Write out exactly the lines below that run from the one containing "Rebuild this chart as a Python script, using Plotly." through the one containing "return 1 - y / H", both included, with no other lines.

LISTING:
_ _ _ _

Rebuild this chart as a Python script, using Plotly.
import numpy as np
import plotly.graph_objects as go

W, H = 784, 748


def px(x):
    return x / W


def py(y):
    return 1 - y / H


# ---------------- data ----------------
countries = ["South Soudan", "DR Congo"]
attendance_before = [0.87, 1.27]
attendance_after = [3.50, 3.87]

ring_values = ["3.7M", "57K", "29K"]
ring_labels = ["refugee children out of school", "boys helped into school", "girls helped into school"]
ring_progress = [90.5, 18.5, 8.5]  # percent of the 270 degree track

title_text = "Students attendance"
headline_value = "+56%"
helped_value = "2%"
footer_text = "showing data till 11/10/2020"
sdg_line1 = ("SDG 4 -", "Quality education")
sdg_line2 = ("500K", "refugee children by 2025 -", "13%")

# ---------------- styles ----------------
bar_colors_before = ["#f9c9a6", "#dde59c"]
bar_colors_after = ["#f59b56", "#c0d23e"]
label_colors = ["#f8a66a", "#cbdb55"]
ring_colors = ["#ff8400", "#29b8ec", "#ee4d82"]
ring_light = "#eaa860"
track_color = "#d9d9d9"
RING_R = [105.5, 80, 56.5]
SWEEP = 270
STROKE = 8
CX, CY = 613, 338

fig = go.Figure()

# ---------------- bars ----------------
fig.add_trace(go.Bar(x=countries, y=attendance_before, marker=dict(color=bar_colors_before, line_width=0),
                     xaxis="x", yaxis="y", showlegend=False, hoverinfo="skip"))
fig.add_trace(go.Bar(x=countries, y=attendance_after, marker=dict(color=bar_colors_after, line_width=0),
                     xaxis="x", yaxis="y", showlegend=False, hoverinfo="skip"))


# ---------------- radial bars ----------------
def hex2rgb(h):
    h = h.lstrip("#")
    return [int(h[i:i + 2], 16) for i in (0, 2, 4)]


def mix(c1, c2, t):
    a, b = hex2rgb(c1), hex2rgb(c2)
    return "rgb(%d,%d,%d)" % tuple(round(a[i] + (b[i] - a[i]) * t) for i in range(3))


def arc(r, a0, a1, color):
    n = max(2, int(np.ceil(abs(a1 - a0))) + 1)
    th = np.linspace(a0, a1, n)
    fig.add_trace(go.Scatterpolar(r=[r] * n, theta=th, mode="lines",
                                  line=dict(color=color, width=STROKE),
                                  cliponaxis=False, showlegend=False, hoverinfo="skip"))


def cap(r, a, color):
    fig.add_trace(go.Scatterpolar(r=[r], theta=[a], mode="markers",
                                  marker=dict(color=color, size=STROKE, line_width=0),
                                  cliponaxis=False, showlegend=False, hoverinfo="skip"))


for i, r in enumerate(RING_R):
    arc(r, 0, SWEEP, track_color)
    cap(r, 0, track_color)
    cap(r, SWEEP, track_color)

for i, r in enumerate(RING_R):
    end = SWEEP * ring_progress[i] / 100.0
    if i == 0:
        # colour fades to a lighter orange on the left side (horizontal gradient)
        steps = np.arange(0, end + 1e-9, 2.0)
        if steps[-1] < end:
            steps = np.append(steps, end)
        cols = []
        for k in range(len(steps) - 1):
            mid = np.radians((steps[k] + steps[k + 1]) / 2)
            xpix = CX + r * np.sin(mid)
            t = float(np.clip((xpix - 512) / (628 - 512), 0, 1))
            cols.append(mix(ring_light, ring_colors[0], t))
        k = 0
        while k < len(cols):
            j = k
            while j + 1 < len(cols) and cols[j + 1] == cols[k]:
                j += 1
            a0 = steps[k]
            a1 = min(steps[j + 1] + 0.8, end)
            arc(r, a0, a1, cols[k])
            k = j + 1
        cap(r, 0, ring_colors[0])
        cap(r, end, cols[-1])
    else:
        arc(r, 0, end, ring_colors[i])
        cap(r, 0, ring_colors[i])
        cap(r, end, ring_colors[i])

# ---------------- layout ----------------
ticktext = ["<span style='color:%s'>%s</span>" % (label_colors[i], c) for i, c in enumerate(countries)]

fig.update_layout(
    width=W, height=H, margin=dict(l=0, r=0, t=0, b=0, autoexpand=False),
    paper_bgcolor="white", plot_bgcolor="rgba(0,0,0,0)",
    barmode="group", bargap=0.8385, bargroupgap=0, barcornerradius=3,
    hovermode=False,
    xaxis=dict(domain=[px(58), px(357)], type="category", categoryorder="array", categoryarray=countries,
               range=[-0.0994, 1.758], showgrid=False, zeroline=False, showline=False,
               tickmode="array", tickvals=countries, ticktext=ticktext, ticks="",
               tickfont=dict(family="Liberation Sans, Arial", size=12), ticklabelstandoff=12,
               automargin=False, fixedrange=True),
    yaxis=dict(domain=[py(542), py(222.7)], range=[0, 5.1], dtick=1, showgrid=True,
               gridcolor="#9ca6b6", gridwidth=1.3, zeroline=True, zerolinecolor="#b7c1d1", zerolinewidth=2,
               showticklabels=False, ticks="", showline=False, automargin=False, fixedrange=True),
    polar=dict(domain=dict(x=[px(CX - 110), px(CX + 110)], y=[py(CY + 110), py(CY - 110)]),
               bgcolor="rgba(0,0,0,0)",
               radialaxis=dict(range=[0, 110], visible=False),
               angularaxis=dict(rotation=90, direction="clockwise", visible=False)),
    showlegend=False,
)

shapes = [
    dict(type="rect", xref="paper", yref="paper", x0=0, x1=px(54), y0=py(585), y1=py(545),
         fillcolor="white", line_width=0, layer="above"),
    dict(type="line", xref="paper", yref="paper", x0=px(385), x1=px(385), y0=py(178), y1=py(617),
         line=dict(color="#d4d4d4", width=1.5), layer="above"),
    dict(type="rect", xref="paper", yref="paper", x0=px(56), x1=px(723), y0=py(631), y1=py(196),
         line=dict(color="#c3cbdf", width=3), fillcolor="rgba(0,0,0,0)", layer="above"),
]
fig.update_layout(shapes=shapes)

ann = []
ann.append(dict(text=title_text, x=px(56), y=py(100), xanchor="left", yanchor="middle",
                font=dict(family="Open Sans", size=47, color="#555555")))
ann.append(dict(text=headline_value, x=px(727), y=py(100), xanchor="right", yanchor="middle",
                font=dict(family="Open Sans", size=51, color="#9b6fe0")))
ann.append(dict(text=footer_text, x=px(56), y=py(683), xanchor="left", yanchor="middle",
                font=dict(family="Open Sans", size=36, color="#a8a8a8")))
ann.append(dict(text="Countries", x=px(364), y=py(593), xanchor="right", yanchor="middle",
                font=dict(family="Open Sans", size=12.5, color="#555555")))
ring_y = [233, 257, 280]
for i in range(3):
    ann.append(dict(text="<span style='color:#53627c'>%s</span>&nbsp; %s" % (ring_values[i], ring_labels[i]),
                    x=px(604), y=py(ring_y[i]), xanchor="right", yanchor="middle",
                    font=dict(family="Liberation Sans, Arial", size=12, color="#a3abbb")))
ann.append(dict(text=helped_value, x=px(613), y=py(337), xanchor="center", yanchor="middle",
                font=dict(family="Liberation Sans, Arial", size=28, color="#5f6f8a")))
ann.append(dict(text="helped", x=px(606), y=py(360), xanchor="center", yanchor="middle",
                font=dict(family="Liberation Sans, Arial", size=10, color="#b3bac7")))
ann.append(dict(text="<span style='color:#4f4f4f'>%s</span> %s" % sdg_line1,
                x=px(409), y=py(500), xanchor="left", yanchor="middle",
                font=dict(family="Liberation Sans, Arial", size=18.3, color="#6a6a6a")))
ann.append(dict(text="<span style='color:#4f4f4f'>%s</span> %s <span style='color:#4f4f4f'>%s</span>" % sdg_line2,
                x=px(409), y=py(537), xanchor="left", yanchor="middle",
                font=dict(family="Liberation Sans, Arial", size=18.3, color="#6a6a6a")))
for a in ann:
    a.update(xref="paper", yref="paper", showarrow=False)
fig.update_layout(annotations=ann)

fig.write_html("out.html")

_ _ _ _

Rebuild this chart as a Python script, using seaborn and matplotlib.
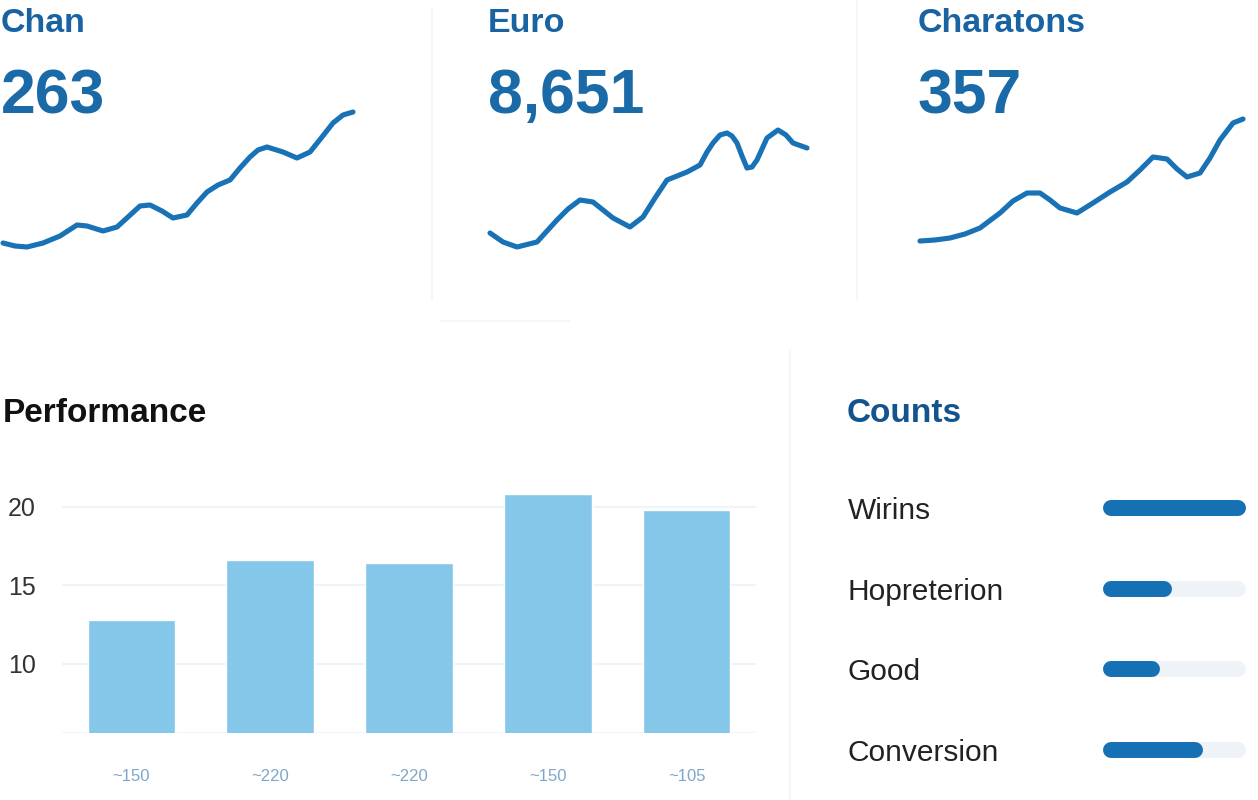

_ _ _ _

RESPONSE TO THE TASK:
Rebuild this chart as a Python script, using Plotly.
import numpy as np
import plotly.graph_objects as go

W, H = 784, 748


def px(x):
    return x / W


def py(y):
    return 1 - y / H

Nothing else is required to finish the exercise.